Sam file arrangement
1
0
Entering edit mode
12 weeks ago
aenna_p • 0

Hello,

I have a question regarding the length information of reads obtained from BAM files. I have converted BAM files into BED files and kept the read sequence. So, it looks something like this:

Chr 6791    7891    TCGAATATCAGGGTGCCCTCTGGCAAGGGCTTGCCCAGCGTACGTCAC    -
Chr 6966    7304    ATTGATGAGGGATGTGGGTGGATGGATGATGATGGAAATATGATATGC    +


I always assumed that columns 2 and 3 provide information on the start and end positions of the read alignment. So, column3 - column2 is the read length. However, if I calculate the number of characters in the DNA string (column 4) with function nchar() in R, I get a different value.
Can anyone explain what I am missing?

Thank you!

BAM BED • 303 views
1
Entering edit mode
12 weeks ago
ATpoint 55k

Alignment length != read length. Reads might got soft-clipped, and parts of the read might align elsewhere, depending on how te aligner handles clipping and non-primary alignments.

0
Entering edit mode

Thank you! I do understand why read length may be larger than alignment length. But I still do not understand how sometimes the alignment length can be larger than the read length.
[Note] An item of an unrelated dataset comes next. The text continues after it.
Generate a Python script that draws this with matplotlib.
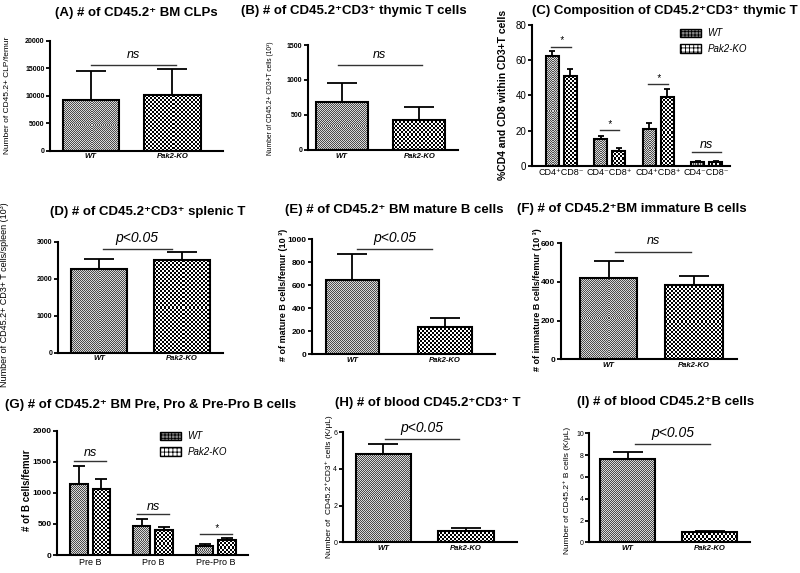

Can you explain this further?

2
Entering edit mode
Alignment:  GATCGATCACTGACGTATCTAGGCGATCAGTCGTACGTATCACTA


Here a simple example of a deletion in the read compared to the reference that makes the alignment two bp larger than the read length, as start and end of the alignment define the coordinates.

0
Entering edit mode

That was very well simplified! Thanks!